My wife in the garden at the United Nations (where we both worked) probably around 1979. The garden had a spectacular collection of cherry trees, I believe donated by the government of Japan.
The United Nations recently went through a major renovation. While the building was being re-modeled a significant number of offices and conference rooms had to be relocated and of course space is very much at a premium in mid-town Manhattan. Temporary buildings had to be built in the gardens.

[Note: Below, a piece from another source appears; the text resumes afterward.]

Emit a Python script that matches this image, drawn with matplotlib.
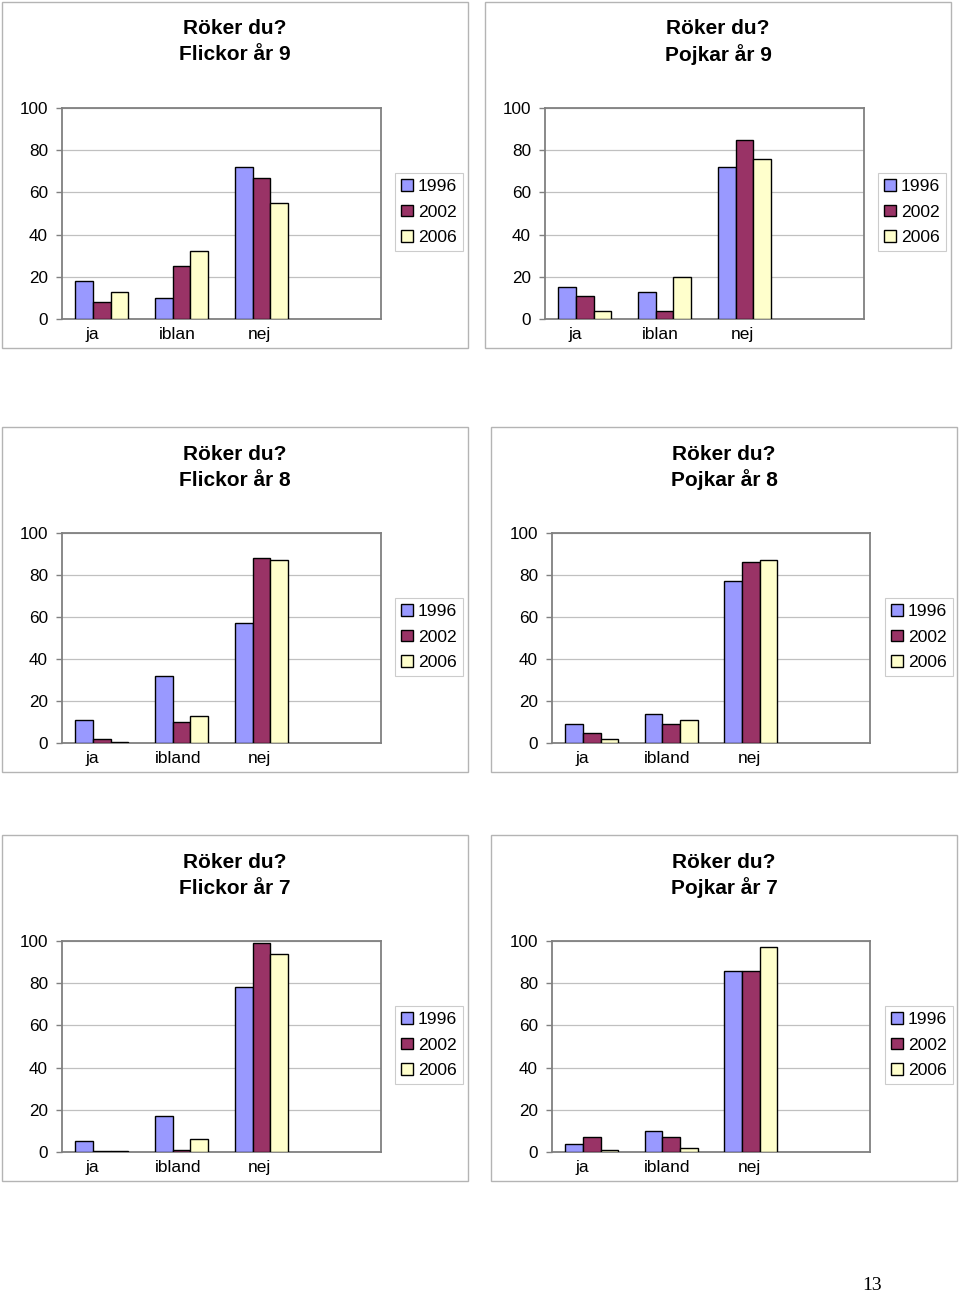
import matplotlib
matplotlib.use("Agg")
import matplotlib.pyplot as plt
from matplotlib.patches import Rectangle, Patch

W, H = 960, 1294
plt.rcParams['font.family'] = ['Liberation Sans', 'DejaVu Sans']

# Data (percent)
years = ['1996', '2002', '2006']
colors = ['#9999FF', '#993366', '#FFFFCC']

cats_9 = ['ja', 'iblan', 'nej']
cats_87 = ['ja', 'ibland', 'nej']

flickor_9 = [[18, 10, 72], [8, 25, 67], [13, 32, 55]]
pojkar_9 = [[15, 13, 72], [11, 4, 85], [4, 20, 76]]
flickor_8 = [[11, 32, 57], [2, 10, 88], [0.3, 13, 87]]
pojkar_8 = [[9, 14, 77], [5, 9, 86], [2, 11, 87]]
flickor_7 = [[5, 17, 78], [0.3, 1, 99], [0.3, 6, 94]]
pojkar_7 = [[4, 10, 86], [7, 7, 86], [1, 2, 97]]

titles = ['Flickor år 9', 'Pojkar år 9', 'Flickor år 8',
          'Pojkar år 8', 'Flickor år 7', 'Pojkar år 7']

# layout in pixels: outer box (x0, y0, x1, y1), plot area, legend top-left
charts = [
    (flickor_9, cats_9, (2, 2, 468, 348), (62, 108, 381, 319), (395, 173)),
    (pojkar_9, cats_9, (485, 2, 951, 348), (545, 108, 864, 319), (878, 173)),
    (flickor_8, cats_87, (2, 427, 468, 772), (62, 533, 381, 743), (395, 598)),
    (pojkar_8, cats_87, (491, 427, 957, 772), (552, 533, 870, 743), (885, 598)),
    (flickor_7, cats_87, (2, 835, 468, 1181), (62, 941, 381, 1152), (395, 1006)),
    (pojkar_7, cats_87, (491, 835, 957, 1181), (552, 941, 870, 1152), (885, 1006)),
]

# excel puts the category labels a bit left of the groups
label_shift = [-0.12, -0.05, -0.02]

fig = plt.figure(figsize=(W / 100, H / 100), dpi=100)


def fig_rect(x0, y0, x1, y1):
    return [x0 / W, 1 - y1 / H, (x1 - x0) / W, (y1 - y0) / H]


bw = 1 / 1.5 / 3  # excel gap width 50%

for (data, cats, box, plot, leg), title in zip(charts, titles):
    bx0, by0, bx1, by1 = box
    fig.patches.append(Rectangle((bx0 / W, 1 - by1 / H), (bx1 - bx0) / W, (by1 - by0) / H,
                                 transform=fig.transFigure, fill=False,
                                 edgecolor='#b4b4b4', linewidth=1.0))
    cx = (bx0 + bx1) / 2 / W
    fig.text(cx, 1 - (by0 + 27) / H, 'Röker du?', ha='center', va='center',
             fontsize=15, fontweight='bold')
    fig.text(cx, 1 - (by0 + 53) / H, title, ha='center', va='center',
             fontsize=15, fontweight='bold')

    ax = fig.add_axes(fig_rect(*plot))
    centers = [0.5, 1.5, 2.5]
    for i, (vals, c, yr) in enumerate(zip(data, colors, years)):
        xs = [x + (i - 1) * bw for x in centers]
        ax.bar(xs, vals, width=bw, color=c, edgecolor='black', linewidth=1.0,
               label=yr, zorder=3)
    ax.set_xlim(0, 4)
    ax.set_ylim(0, 100)
    ax.set_yticks([0, 20, 40, 60, 80, 100])
    ax.set_xticks([x + s for x, s in zip(centers, label_shift)])
    ax.set_xticklabels(cats)
    ax.yaxis.grid(True, color='#c0c0c0', linewidth=0.9, zorder=0)
    ax.set_axisbelow(True)
    for s in ax.spines.values():
        s.set_color('#808080')
        s.set_linewidth(1.3)
    ax.tick_params(axis='y', length=4, width=1, color='#808080', pad=6, labelsize=12.3)
    ax.tick_params(axis='x', length=0, pad=5.5, labelsize=12.5)

    lx, ly = leg
    handles = [Patch(facecolor=c, edgecolor='black', label=yr) for c, yr in zip(colors, years)]
    lg = fig.legend(handles=handles, loc='upper left', bbox_to_anchor=(lx / W, 1 - ly / H),
                    bbox_transform=fig.transFigure, fontsize=12.6, frameon=True, fancybox=False,
                    borderaxespad=0, borderpad=0.35, labelspacing=0.6, handlelength=0.65,
                    handleheight=0.65, handletextpad=0.3)
    lg.get_frame().set_edgecolor('#c0c0c0')
    lg.get_frame().set_linewidth(0.8)

fig.text(872 / W, 1 - 1285 / H, '13', ha='center', va='center', fontsize=14,
         family='Liberation Serif')

fig.savefig('out.png', dpi=100)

According to an article in the New York Sun entitled One Cannot Tell a Lie: U.N. May Fell Its Cherry Trees:
When the environmentally oriented United Nations launches its ambitious building-refurbishing project next month, dozens of stately cherry trees, among others, will have to be cut down, the man charged with executing the renovation plan, Michael Adlerstein, said yesterday in an admission reminiscent of young George Washington’s “I cannot tell a lie.” The $1.876 billion Capital Master Plan renovation project is scheduled to be launched May 5 with a ground-breaking ceremony for a temporary building that will house conference rooms for diplomats during the six-year construction period. The temporary conference building will be erected in the well-manicured gardens of the northern portion of the U.N. campus, an area known as the North Lawn, where rows of trees were planted 30 years ago among rare artistic artifacts and perennial and annual flowering plants.
Secretary-General Ban has raised environmental issues to the top of the U.N. agenda and made them a central theme of his administration. Yesterday, Mr. Ban said “global warming” was one of the issues he planned to discuss with Pope Benedict XVI, who is scheduled to visit Friday. Mr. Ban is Korean, and many in the region he hails from cherish the short-lived cherry blossom season and travel to areas where the trees are abundant to adore the blooms.
The cherry trees in full bloom yesterday under the U.N. flag are doomed. As the temporary building is being erected on the North Lawn, “25 out of 300 trees will have to come down, including cherry trees,” Mr. Adlerstein acknowledged yesterday.
Most likely taken with a Minolta Hi-Matic 7sii, my first serious camera given to me by my wife around this time.